__What you need to do__
Retype nothing but the lines from the start of the material up to and including the line with "W, H = 1401, 1135". Pictures don't belong in the copy.

----- Recorded information -----

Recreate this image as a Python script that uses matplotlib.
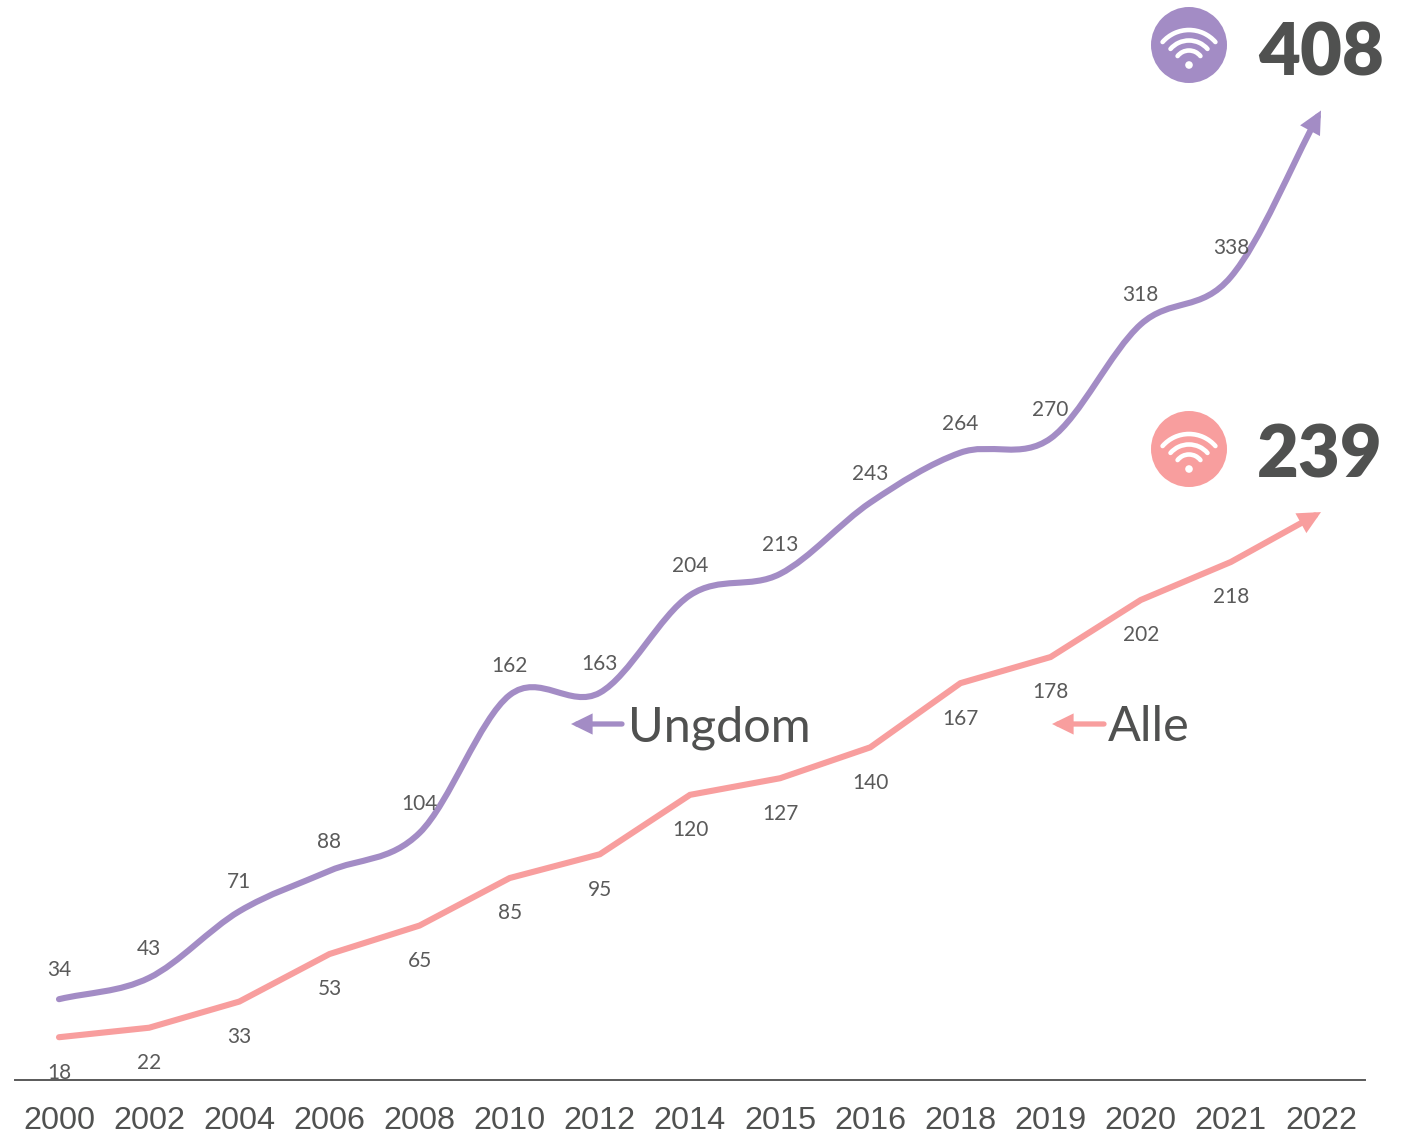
import matplotlib
matplotlib.use("Agg")
import matplotlib.pyplot as plt
import numpy as np
from matplotlib.patches import Arc, Circle, FancyArrowPatch
from matplotlib.path import Path

years = [2000, 2002, 2004, 2006, 2008, 2010, 2012, 2014, 2015, 2016, 2018, 2019, 2020, 2021, 2022]
ungdom = [34, 43, 71, 88, 104, 162, 163, 204, 213, 243, 264, 270, 318, 338, 408]
alle = [18, 22, 33, 53, 65, 85, 95, 120, 127, 140, 167, 178, 202, 218, 239]

PURPLE = "#A38CC5"
PINK = "#F89E9E"
TEXT = "#505150"
W, H = 1401, 1135


def smooth_path(values):
    # same kind of bezier smoothing as an office chart line
    y = np.array(values, dtype=float)
    x = np.arange(len(y), dtype=float)
    tx = np.gradient(x) / 3
    ty = np.gradient(y) / 3
    verts = [(x[0], y[0])]
    codes = [Path.MOVETO]
    for i in range(len(y) - 1):
        verts += [(x[i] + tx[i], y[i] + ty[i]),
                  (x[i + 1] - tx[i + 1], y[i + 1] - ty[i + 1]),
                  (x[i + 1], y[i + 1])]
        codes += [Path.CURVE4] * 3
    return Path(verts, codes)


def wifi_icon(ax, cx, cy, color):
    ax.add_patch(Circle((cx, cy), 38, fc=color, ec="none"))
    dot_y = cy + 20
    ax.add_patch(Circle((cx, dot_y), 3.8, fc="white", ec="none"))
    for r, a in [(35, 41), (24.5, 41), (14.5, 38)]:
        ax.add_patch(Arc((cx, dot_y), 2 * r, 2 * r, theta1=180 + a, theta2=360 - a,
                         ec="white", lw=3.3, capstyle="round"))


fig = plt.figure(figsize=(W / 100, H / 100), dpi=100)
ax = fig.add_axes([15 / W, (H - 1080) / H, 1350 / W, 1080 / H])
ax.set_xlim(-0.488, 14.488)
ax.set_ylim(0, 454.5)
ax.patch.set_alpha(0)

xs = np.arange(len(years))
arrow = "-|>,head_length=0.55,head_width=0.27"
ax.add_patch(FancyArrowPatch(path=smooth_path(ungdom), transform=ax.transData, arrowstyle=arrow,
                             mutation_scale=17, color=PURPLE, lw=4.4, clip_on=False, joinstyle="miter"))
ax.add_patch(FancyArrowPatch(path=Path(np.column_stack([xs, alle])), transform=ax.transData, arrowstyle=arrow,
                             mutation_scale=17, color=PINK, lw=4.4, clip_on=False, joinstyle="miter"))

label_font = dict(family="Lato", fontsize=15, color="#5A5A5A", ha="center", va="center")
for i in xs[:-1]:
    ax.annotate(str(ungdom[i]), (i, ungdom[i]), xytext=(0, 20.8), textcoords="offset points", **label_font)
    ax.annotate(str(alle[i]), (i, alle[i]), xytext=(0, -25.5), textcoords="offset points", **label_font)

ax.set_xticks(xs)
ax.set_xticklabels(years, family="Liberation Sans", fontsize=23.3, color=TEXT)
ax.tick_params(axis="x", length=0, pad=18.5)
ax.set_yticks([])
for side in ["top", "left", "right"]:
    ax.spines[side].set_visible(False)
ax.spines["bottom"].set_color("#595959")
ax.spines["bottom"].set_linewidth(1.4)

# overlay in pixel coordinates for the icons and legend notes
over = fig.add_axes([0, 0, 1, 1])
over.set_xlim(0, W)
over.set_ylim(H, 0)
over.axis("off")
over.patch.set_alpha(0)

wifi_icon(over, 1189, 45, PURPLE)
wifi_icon(over, 1189, 449, PINK)

big_font = dict(family="Lato", weight="heavy", fontsize=52, color=TEXT, ha="center", va="center")
over.text(1321, 55, str(ungdom[-1]), **big_font)
over.text(1320, 457, str(alle[-1]), **big_font)

note_font = dict(family="Lato", fontsize=35, color=TEXT, ha="left", va="baseline")
over.text(628, 741, "Ungdom", **note_font)
over.text(1108, 741, "Alle", **note_font)
for x0, x1, c in [(622, 571, PURPLE), (1104, 1052, PINK)]:
    over.add_patch(FancyArrowPatch((x0, 724), (x1, 724), arrowstyle=arrow, mutation_scale=17,
                                   color=c, lw=3.8, shrinkA=0, shrinkB=0, joinstyle="miter"))

fig.savefig("out.png", dpi=100)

-----

__Correct response__
Recreate this image as a Python script that uses matplotlib.
import matplotlib
matplotlib.use("Agg")
import matplotlib.pyplot as plt
import numpy as np
from matplotlib.patches import Arc, Circle, FancyArrowPatch
from matplotlib.path import Path

years = [2000, 2002, 2004, 2006, 2008, 2010, 2012, 2014, 2015, 2016, 2018, 2019, 2020, 2021, 2022]
ungdom = [34, 43, 71, 88, 104, 162, 163, 204, 213, 243, 264, 270, 318, 338, 408]
alle = [18, 22, 33, 53, 65, 85, 95, 120, 127, 140, 167, 178, 202, 218, 239]

PURPLE = "#A38CC5"
PINK = "#F89E9E"
TEXT = "#505150"
W, H = 1401, 1135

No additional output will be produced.